Preventing soils from entering the facility is an often-overlooked cleaning function, however it is the most cost-effective step in tackling dirt. On average 80-94 per cent of soil tracked into a facility is brought in by foot, making it important to focus on preventing outside pollutants from entering clean and healthy indoor environments. Focusing on reducing the number of pollutants in the Preventative stage of the PDIR (Preventative, Daily, Interim, and Restorative) cleaning method will help to reduce labour and detergent costs and in turn overall running costs.


Taking an outside-in approach involves starting where soils originate such as, exterior areas including parking facilities, pavements, and courtyards that users pass through on their way inside. Without maintenance these high footfall areas could result in vast amounts of dirt entering the facility, increasing the amount of time that needs to be spent deep-cleaning to provide a clean environment for users. With growing demands being placed on facilities managers to ensure that buildings are safe for users, focusing outwards-in is an efficient and productive solution to expedite the cleaning process without compromising standards.

An effective solution for tackling dirt outdoors is to make use of different equipment to help increase efficiency. For instance, while litter picking and raking leaves are effective in removing unwanted debris, utilising a vacuum sweeper instead can greatly increase cleaning productivity. Vacuum sweepers are ideal for cleaning pathways and roadways by using a combination of roller brushes and side brushes to get close to buildings and kerbs, dislodging any debris that may be stuck to the surface. The dirt is then picked up by the built-in suction fan and stored in the onboard waste container.

Overall, this provides an enhanced clean of the outdoor facilities in a fraction of the time it would take to manually collect any unwanted debris that may have built-up. Additionally, the increased variety of machines now available enables FMs to select the right machine for their needs. It is recommended that walk-behind sweepers are used when cleaning courtyards and pathways due to their smaller size and greater manoeuvrability. For larger areas, ride-on vacuum sweepers are effective due to their larger on-board waste tanks, enabling the user to cover a wider surface area with each clean.

Incorporating outside vacuum sweeping into a structured cleaning programme will significantly reduce the number of soils that can be trafficked into the building.
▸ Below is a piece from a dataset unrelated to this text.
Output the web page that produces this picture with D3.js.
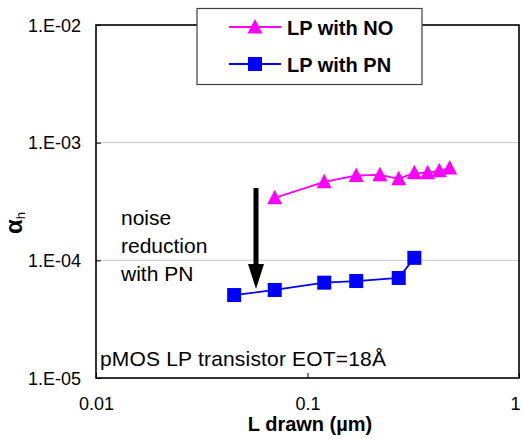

While getting used to adjusting the programme to focus on increased external cleaning may take some time, the overall reduction in indoor cleaning times and detergents used will make it worthwhile from a cost perspective.


Whilst vacuum sweepers are ideal for lifting debris off the surface, making use of pressure washers will help to swiftly eradicate unwanted surface materials by dislodging dirt from crevices where they may build up over time. Selecting which type of pressure washer to use will depend on the amount of dirt that is present. For those who are time poor, hot water pressure washers could be most suited as the hot water quickly loosens and dissolves dirt, solidified oils and fats saving up to 35 per cent cleaning time when compared to cold water pressure washers.

With increased focuses on sustainable cleaning practices, facilities managers should look to make use of equipment that features eco-friendly settings. For instance, Kärcher has introduced the eco!efficiency mode across a wide range of its products, including vacuum sweepers and pressure washers. Eco!efficiency enables users to conserve fuel and reduce water wastage by keeping the machine within the most economical operating window. This enables users to achieve a high-quality clean by using the minimum number of resources.

Making use of effective machinery outdoors, just as facilities managers would indoors, will go a long way to reducing overall cleaning times. There may be costs involved in purchasing equipment for the first time – although hire options can help negate some of these costs – but the overall saving to the user will be substantial. Tackling dirt outside will greatly reduce the amount of dirt that comes into the building, helping to reduce the need for intensive deep cleaning and the added disruption that causes for facilities users.

The main aim for any FM is to ensure that their facility is a clean environment for users. From its appearance to air quality, soils that enter facilities greatly impact building cleanliness and need to be effectively eradicated to support facilities users. When it comes to tackling dirt this winter, start by looking outwards-in for the most efficient and cost-effective cleaning.